The police raid at Alhambra Apartments netted a big fish two weeks before Christmas in 1919. The suite in question belonged to Caesar “Chester” LaMare, an affiliate of the breakaway Vitale gang that made their money bootlegging liquor.
LaMare and four other hoods had held up the Rosenbaum brothers’ jewelry store at 1093 Chene St., carrying away treasures worth $6,000. One of the brothers, Max Rosenbaum, fingered LaMare, and the loot was recovered.
It wasn’t the sort of cordial congratulations on surviving five years in business that one might hope for. Fleeing pogroms in Poland, the Rosembaum family had come to America in 1911, and Max and Sam had their first store in 1914. The writer and photographer Eric Hergenreder establishes on eherg.com that it was called Fredro Jewelry Store. A second location opened nearby, and in 1927 the two points consolidated in a new Max’s Jewelry location at 5553 Chene St., near East Palmer Street.
“The building featured a large marquee with ‘Max’s’ sprawling down the sides and two clocks facing each way down the street,” Hergenreder writes. Rosenbaum likely walked to work; a 1921 city directory lists 5313 Chene St. as his address.
The same directory shows just how tough and competitive the jewelry business was, with scores of retailers operating throughout the city, from ABC Novelty Co. to William F. Zorno, who in 1919 was accepted as a new member of the national Jewelers’ Security Alliance. One notable jeweler was Wright, Kay & Co., which operated in the Wright-Kay Building at 1500 Woodward Ave.
Around 1940, Sam Rosenbaum stayed on Chene Street while Max opened a new store that he ran himself on Joseph Campau Avenue in Hamtramck. As always, he operated the premises with scrupulous honesty and a community flavor, helping send poor kids to camp and raising funds for the Hamtramck Public Library, which was completed in 1956. “Rosenbaum and his store epitomized what was best about the shopping district,” Greg Kowalski wrote in “Legendary Locals of Hamtramck, Michigan.” “Along with jewelry, Max had a camera and photo department, tape recording equipment, a complete optical and watch repair service, and a large gift department in the basement.”
In this same period, a third brother, Harry, ran another Max’s location at 4771 Michigan Ave.

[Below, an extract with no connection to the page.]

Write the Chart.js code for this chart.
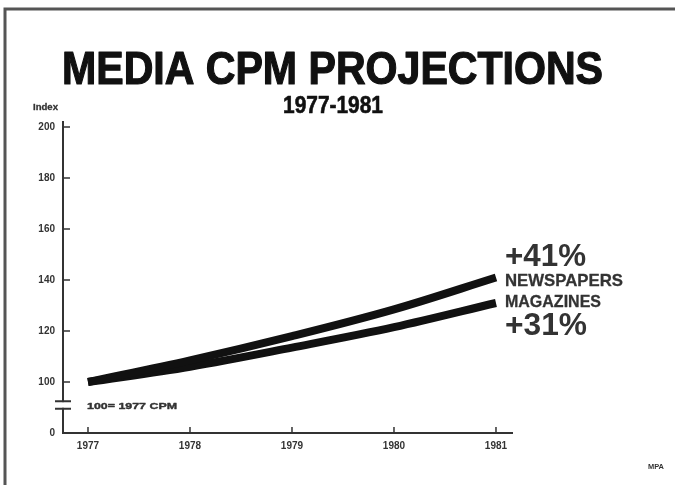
<!DOCTYPE html>
<html>
<head>
<meta charset="utf-8">
<script src="https://cdn.jsdelivr.net/npm/chart.js@4"></script>
<style>
  html, body { margin: 0; padding: 0; background: #fff; }
  #wrap { width: 675px; height: 485px; position: relative; }
</style>
</head>
<body>
<div id="wrap"><canvas id="chart"></canvas></div>
<script>
// values
const years = [1977, 1978, 1979, 1980, 1981];
const newspapers = [100, 108.5, 118, 128.5, 141];
const magazines = [100, 106, 113.5, 121.5, 131];
// bottom tick stands in for 0 (axis is broken below 100)
const yTicks = [80, 100, 120, 140, 160, 180, 200];
const yTickLabels = ["0", "100", "120", "140", "160", "180", "200"];

const ink = "#111";
const grey = "#333";

function fitText(ctx, text, x, y, font, width, align, bold) {
    ctx.font = font;
    const w = ctx.measureText(text).width;
    ctx.save();
    ctx.translate(x, y);
    ctx.scale(width / w, 1);
    ctx.textAlign = align || "left";
    ctx.textBaseline = "alphabetic";
    ctx.fillText(text, 0, 0);
    if (bold) {
        // heavier face, like the phototype on the slide
        ctx.strokeStyle = ctx.fillStyle;
        ctx.lineWidth = bold;
        ctx.lineJoin = "round";
        ctx.strokeText(text, 0, 0);
    }
    ctx.restore();
}

const slidePlugin = {
    id: "slide",
    afterDraw(chart) {
        const ctx = chart.ctx;
        const xs = chart.scales.x;
        const ys = chart.scales.y;
        ctx.save();

        // frame of the slide (top + left edge)
        ctx.strokeStyle = "#555";
        ctx.lineWidth = 3;
        ctx.beginPath();
        ctx.moveTo(675, 9);
        ctx.lineTo(5, 9);
        ctx.lineTo(5, 485);
        ctx.stroke();

        // inward tick marks
        ctx.strokeStyle = grey;
        ctx.lineWidth = 1.5;
        ctx.beginPath();
        yTicks.forEach((v) => {
            if (v === 80) return;
            const py = ys.getPixelForValue(v);
            ctx.moveTo(xs.left, py);
            ctx.lineTo(xs.left + 7, py);
        });
        years.forEach((v) => {
            const px = xs.getPixelForValue(v);
            ctx.moveTo(px, ys.bottom);
            ctx.lineTo(px, ys.bottom - 6);
        });
        ctx.stroke();

        // axis break
        const b1 = ys.getPixelForValue(92.5);
        const b2 = ys.getPixelForValue(89.5);
        ctx.fillStyle = "#fff";
        ctx.fillRect(xs.left - 3, b1 + 1, 6, b2 - b1 - 2);
        ctx.lineWidth = 2;
        ctx.beginPath();
        ctx.moveTo(xs.left - 8, b1);
        ctx.lineTo(xs.left + 8, b1);
        ctx.moveTo(xs.left - 8, b2);
        ctx.lineTo(xs.left + 8, b2);
        ctx.stroke();

        // titles
        ctx.fillStyle = ink;
        fitText(ctx, "MEDIA CPM PROJECTIONS", 332.5, 84, "bold 46px 'Liberation Sans', Arial, sans-serif", 541, "center", 1.2);
        fitText(ctx, "1977-1981", 333, 113, "bold 23px 'Liberation Sans', Arial, sans-serif", 100, "center", 0.6);

        ctx.fillStyle = grey;
        fitText(ctx, "Index", 33, 110, "bold 9px 'Liberation Sans', Arial, sans-serif", 25, "left", 0.3);
        const x0 = xs.getPixelForValue(years[0]);
        fitText(ctx, "100= 1977 CPM", x0 - 1, ys.getPixelForValue(100) + 27, "bold 9.5px 'Liberation Sans', Arial, sans-serif", 90, "left", 0.4);

        // end labels
        const ex = xs.getPixelForValue(years[years.length - 1]) + 9;
        const ny = ys.getPixelForValue(newspapers[newspapers.length - 1]);
        const my = ys.getPixelForValue(magazines[magazines.length - 1]);
        fitText(ctx, "+41%", ex, ny - 12, "bold 32px 'Liberation Sans', Arial, sans-serif", 81);
        fitText(ctx, "NEWSPAPERS", ex, ny + 8, "bold 17px 'Liberation Sans', Arial, sans-serif", 118, "left", 0.3);
        fitText(ctx, "MAGAZINES", ex, my + 4, "bold 17px 'Liberation Sans', Arial, sans-serif", 96, "left", 0.3);
        fitText(ctx, "+31%", ex, my + 32, "bold 32px 'Liberation Sans', Arial, sans-serif", 82);

        fitText(ctx, "MPA", 648, 469, "bold 7px 'Liberation Sans', Arial, sans-serif", 16);
        ctx.restore();
    },
};

const tickFont = { family: "'Liberation Sans', Arial, sans-serif", size: 10, weight: "bold" };

new Chart(document.getElementById("chart"), {
    type: "line",
    data: {
        datasets: [
            {
                label: "Newspapers",
                data: years.map((y, i) => ({ x: y, y: newspapers[i] })),
            },
            {
                label: "Magazines",
                data: years.map((y, i) => ({ x: y, y: magazines[i] })),
            },
        ],
    },
    plugins: [slidePlugin],
    options: {
        responsive: true,
        maintainAspectRatio: false,
        animation: false,
        layout: { padding: { top: 122, right: 163, left: 0, bottom: 0 } },
        elements: {
            point: { radius: 0 },
            line: {
                borderColor: ink,
                borderWidth: 8,
                tension: 0.35,
                borderCapStyle: "butt",
                fill: false,
            },
        },
        plugins: {
            legend: { display: false },
            tooltip: { enabled: false },
        },
        scales: {
            x: {
                type: "linear",
                min: 1976.755,
                max: 1981.157,
                afterFit: (s) => { s.height = 52; },
                afterBuildTicks: (s) => { s.ticks = years.map((v) => ({ value: v })); },
                grid: { display: false, drawTicks: false },
                border: { display: true, color: grey, width: 2 },
                ticks: {
                    color: grey,
                    font: tickFont,
                    padding: 7,
                    maxRotation: 0,
                    callback: (v) => String(v),
                },
            },
            y: {
                type: "linear",
                min: 80,
                max: 202,
                afterFit: (s) => { s.width = 63; },
                afterBuildTicks: (s) => { s.ticks = yTicks.map((v) => ({ value: v })); },
                grid: { display: false, drawTicks: false },
                border: { display: true, color: grey, width: 2 },
                ticks: {
                    color: grey,
                    font: tickFont,
                    padding: 8,
                    callback: (v) => yTickLabels[yTicks.indexOf(v)],
                },
            },
        },
    },
});
</script>
</body>
</html>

Max continued minding the Hamtramck store until his death in 1980. After Sam retired, his son, Charles, took over at Chene Street. Charles had grown up selling jewelry, belonged to the Chene Business Association, and felt deep connections to the neighborhood.
“Next to his family, the store was the love of my dad’s life,” Linda Rosenbaum wrote of Charles in a 2014 memoir. “He worked hard, never got rich, never intended to. He doted on his customers, mainly Polish, Black, Italian.” The riots of 1967 led to heartbreak, however, as intruders emptied display cases. “My father saw young men he knew break his windows, reach in and take loot, set his store on fire,” Linda wrote.
Charles Rosenbaum closed the Chene Street store in 1974 and moved to Warren, operating a jewlery store for a few years until retiring. Max’s in Hamtramck stayed open until 1994.
But that wasn’t the end of the Rosenbaums’ story. Their spirit lives today in suburban Minneapolis, where Max’s granddaughter, Ellen Hertz, runs her own jewelry, gifts, and chocolates shop. It’s called, fittingly, Max’s.